LAN-to-LAN extends your existing network connection and SSID (Service Set Identifier) to include the second router. This configuration will allow you to share files between devices regardless of which router they are connected to.

LAN-to-WAN works differently in that it creates a second network within your main networking, allowing you to place restrictions on any devices that connect to it. This is a good idea if you wish to isolate certain devices on your network, but it won’t support the sharing of files across two separate networks.

I have provided an in-depth tutorial on how to set up a second router but if you are looking for an alternative, you could also look at investing in a network switch instead of a router, or a wireless access point if you want to make more use of Wi-Fi over Ethernet.

Two Router Networking Layout Diagram

Final Thoughts

Here is a quick recap of the 9 different network layouts we discussed:

  • Wireless: Relies solely on Wi-Fi
  • Ethernet: Relies solely on Ethernet
  • Mixed Wireless and Ethernet: Makes use of both Wi-Fi and Ethernet connectivity
  • Direct to Modem: Provides a single device with a connection, but is not recommended
  • Ethernet switch: Increases the number of Ethernet connections available
  • Wireless Access Point: Improves the coverage of the Wi-Fi signal
  • Phoneline Networking: Makes use of the existing telephone line wiring
  • Powerline Networking: Makes use of the existing electrical wiring
  • Two Router: Improves both wired and wireless coverage

My personal home network makes use of both Wi-Fi and Ethernet.
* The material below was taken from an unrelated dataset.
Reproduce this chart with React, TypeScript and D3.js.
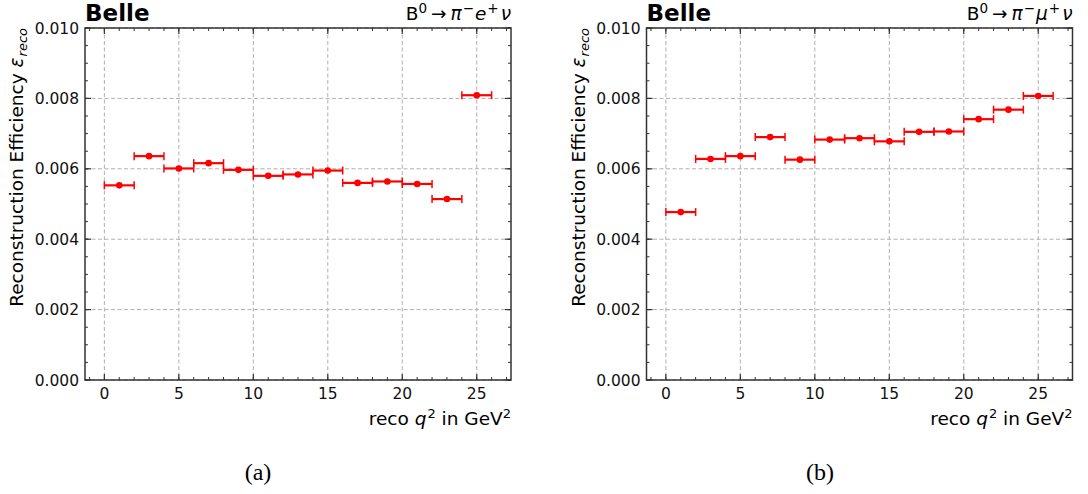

Wherever possible, I have provided my most used devices like my gaming PC and my TV with an Ethernet connection to provide them with the best possible performance, whilst reserving the Wi-Fi connection for the devices that cannot make use of Ethernet, like my smartphone.

I also have a network switch to increase the number of Ethernet connections available to me rather than having to rely on the few found on the back of my router.

I hope you found this article on the different possible home network layouts helpful and now have a better idea of which may be most beneficial to you.